* [TASK DIRECTIONS] Every entry needs to be reproduced exactly.

** start of EXTRACTED RECORDS **

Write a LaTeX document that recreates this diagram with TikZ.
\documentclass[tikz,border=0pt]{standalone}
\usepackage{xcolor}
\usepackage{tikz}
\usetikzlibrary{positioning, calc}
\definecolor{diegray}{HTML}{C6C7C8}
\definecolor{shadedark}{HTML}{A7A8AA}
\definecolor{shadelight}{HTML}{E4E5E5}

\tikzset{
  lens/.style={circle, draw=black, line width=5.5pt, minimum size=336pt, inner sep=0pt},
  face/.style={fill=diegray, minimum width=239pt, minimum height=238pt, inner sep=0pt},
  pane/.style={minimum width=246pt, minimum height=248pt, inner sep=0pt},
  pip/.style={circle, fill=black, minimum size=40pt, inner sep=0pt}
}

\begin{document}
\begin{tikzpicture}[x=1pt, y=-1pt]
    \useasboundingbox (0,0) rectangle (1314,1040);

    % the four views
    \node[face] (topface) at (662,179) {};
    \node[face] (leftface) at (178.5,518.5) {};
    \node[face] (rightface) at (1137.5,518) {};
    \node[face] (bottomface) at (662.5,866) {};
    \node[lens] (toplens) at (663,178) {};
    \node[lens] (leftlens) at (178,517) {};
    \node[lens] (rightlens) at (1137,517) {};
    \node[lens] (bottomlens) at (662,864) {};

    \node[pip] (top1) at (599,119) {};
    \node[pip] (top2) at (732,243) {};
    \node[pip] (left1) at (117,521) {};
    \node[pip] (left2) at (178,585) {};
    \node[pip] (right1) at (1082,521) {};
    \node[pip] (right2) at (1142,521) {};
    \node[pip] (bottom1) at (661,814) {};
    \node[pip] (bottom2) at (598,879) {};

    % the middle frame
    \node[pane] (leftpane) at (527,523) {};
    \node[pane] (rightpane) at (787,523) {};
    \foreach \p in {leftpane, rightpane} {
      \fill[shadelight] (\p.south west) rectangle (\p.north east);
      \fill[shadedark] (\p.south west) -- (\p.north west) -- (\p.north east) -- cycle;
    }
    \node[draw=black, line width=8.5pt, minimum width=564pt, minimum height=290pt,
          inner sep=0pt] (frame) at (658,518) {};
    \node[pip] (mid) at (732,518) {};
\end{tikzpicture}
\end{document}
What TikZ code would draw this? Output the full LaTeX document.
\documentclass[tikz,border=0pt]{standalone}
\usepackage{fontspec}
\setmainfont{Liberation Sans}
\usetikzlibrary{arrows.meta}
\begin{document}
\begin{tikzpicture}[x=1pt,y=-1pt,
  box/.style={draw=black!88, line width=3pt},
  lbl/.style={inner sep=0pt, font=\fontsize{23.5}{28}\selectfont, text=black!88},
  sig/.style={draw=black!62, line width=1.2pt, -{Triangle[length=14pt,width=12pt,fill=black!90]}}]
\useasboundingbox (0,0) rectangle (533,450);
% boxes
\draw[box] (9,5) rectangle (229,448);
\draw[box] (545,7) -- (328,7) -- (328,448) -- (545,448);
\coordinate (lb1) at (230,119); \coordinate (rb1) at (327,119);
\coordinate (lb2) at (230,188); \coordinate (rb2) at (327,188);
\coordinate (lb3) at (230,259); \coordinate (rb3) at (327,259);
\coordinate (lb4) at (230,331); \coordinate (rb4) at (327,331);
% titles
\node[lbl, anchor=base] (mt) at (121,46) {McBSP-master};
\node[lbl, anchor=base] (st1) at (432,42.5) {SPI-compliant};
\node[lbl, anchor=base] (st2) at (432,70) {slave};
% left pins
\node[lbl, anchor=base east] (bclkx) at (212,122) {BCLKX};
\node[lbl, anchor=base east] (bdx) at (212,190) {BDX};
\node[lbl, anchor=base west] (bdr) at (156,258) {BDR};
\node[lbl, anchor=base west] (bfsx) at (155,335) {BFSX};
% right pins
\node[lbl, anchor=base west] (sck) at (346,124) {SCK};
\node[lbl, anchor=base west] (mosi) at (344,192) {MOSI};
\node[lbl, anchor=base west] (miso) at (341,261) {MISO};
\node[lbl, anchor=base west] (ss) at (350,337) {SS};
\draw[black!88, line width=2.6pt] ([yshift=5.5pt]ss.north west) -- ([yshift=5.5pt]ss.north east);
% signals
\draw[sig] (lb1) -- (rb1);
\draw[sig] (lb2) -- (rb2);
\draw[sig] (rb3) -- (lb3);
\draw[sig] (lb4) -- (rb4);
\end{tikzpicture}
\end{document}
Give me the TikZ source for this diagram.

** end of EXTRACTED RECORDS **

* [WRITTEN RESPONSE]
Write a LaTeX document that recreates this diagram with TikZ.
\documentclass[tikz,border=0pt]{standalone}
\usepackage{xcolor}
\usepackage{tikz}
\usetikzlibrary{positioning, calc}
\definecolor{diegray}{HTML}{C6C7C8}
\definecolor{shadedark}{HTML}{A7A8AA}
\definecolor{shadelight}{HTML}{E4E5E5}

\tikzset{
  lens/.style={circle, draw=black, line width=5.5pt, minimum size=336pt, inner sep=0pt},
  face/.style={fill=diegray, minimum width=239pt, minimum height=238pt, inner sep=0pt},
  pane/.style={minimum width=246pt, minimum height=248pt, inner sep=0pt},
  pip/.style={circle, fill=black, minimum size=40pt, inner sep=0pt}
}

\begin{document}
\begin{tikzpicture}[x=1pt, y=-1pt]
    \useasboundingbox (0,0) rectangle (1314,1040);

    % the four views
    \node[face] (topface) at (662,179) {};
    \node[face] (leftface) at (178.5,518.5) {};
    \node[face] (rightface) at (1137.5,518) {};
    \node[face] (bottomface) at (662.5,866) {};
    \node[lens] (toplens) at (663,178) {};
    \node[lens] (leftlens) at (178,517) {};
    \node[lens] (rightlens) at (1137,517) {};
    \node[lens] (bottomlens) at (662,864) {};

    \node[pip] (top1) at (599,119) {};
    \node[pip] (top2) at (732,243) {};
    \node[pip] (left1) at (117,521) {};
    \node[pip] (left2) at (178,585) {};
    \node[pip] (right1) at (1082,521) {};
    \node[pip] (right2) at (1142,521) {};
    \node[pip] (bottom1) at (661,814) {};
    \node[pip] (bottom2) at (598,879) {};

    % the middle frame
    \node[pane] (leftpane) at (527,523) {};
    \node[pane] (rightpane) at (787,523) {};
    \foreach \p in {leftpane, rightpane} {
      \fill[shadelight] (\p.south west) rectangle (\p.north east);
      \fill[shadedark] (\p.south west) -- (\p.north west) -- (\p.north east) -- cycle;
    }
    \node[draw=black, line width=8.5pt, minimum width=564pt, minimum height=290pt,
          inner sep=0pt] (frame) at (658,518) {};
    \node[pip] (mid) at (732,518) {};
\end{tikzpicture}
\end{document}
What TikZ code would draw this? Output the full LaTeX document.
\documentclass[tikz,border=0pt]{standalone}
\usepackage{fontspec}
\setmainfont{Liberation Sans}
\usetikzlibrary{arrows.meta}
\begin{document}
\begin{tikzpicture}[x=1pt,y=-1pt,
  box/.style={draw=black!88, line width=3pt},
  lbl/.style={inner sep=0pt, font=\fontsize{23.5}{28}\selectfont, text=black!88},
  sig/.style={draw=black!62, line width=1.2pt, -{Triangle[length=14pt,width=12pt,fill=black!90]}}]
\useasboundingbox (0,0) rectangle (533,450);
% boxes
\draw[box] (9,5) rectangle (229,448);
\draw[box] (545,7) -- (328,7) -- (328,448) -- (545,448);
\coordinate (lb1) at (230,119); \coordinate (rb1) at (327,119);
\coordinate (lb2) at (230,188); \coordinate (rb2) at (327,188);
\coordinate (lb3) at (230,259); \coordinate (rb3) at (327,259);
\coordinate (lb4) at (230,331); \coordinate (rb4) at (327,331);
% titles
\node[lbl, anchor=base] (mt) at (121,46) {McBSP-master};
\node[lbl, anchor=base] (st1) at (432,42.5) {SPI-compliant};
\node[lbl, anchor=base] (st2) at (432,70) {slave};
% left pins
\node[lbl, anchor=base east] (bclkx) at (212,122) {BCLKX};
\node[lbl, anchor=base east] (bdx) at (212,190) {BDX};
\node[lbl, anchor=base west] (bdr) at (156,258) {BDR};
\node[lbl, anchor=base west] (bfsx) at (155,335) {BFSX};
% right pins
\node[lbl, anchor=base west] (sck) at (346,124) {SCK};
\node[lbl, anchor=base west] (mosi) at (344,192) {MOSI};
\node[lbl, anchor=base west] (miso) at (341,261) {MISO};
\node[lbl, anchor=base west] (ss) at (350,337) {SS};
\draw[black!88, line width=2.6pt] ([yshift=5.5pt]ss.north west) -- ([yshift=5.5pt]ss.north east);
% signals
\draw[sig] (lb1) -- (rb1);
\draw[sig] (lb2) -- (rb2);
\draw[sig] (rb3) -- (lb3);
\draw[sig] (lb4) -- (rb4);
\end{tikzpicture}
\end{document}
Give me the TikZ source for this diagram.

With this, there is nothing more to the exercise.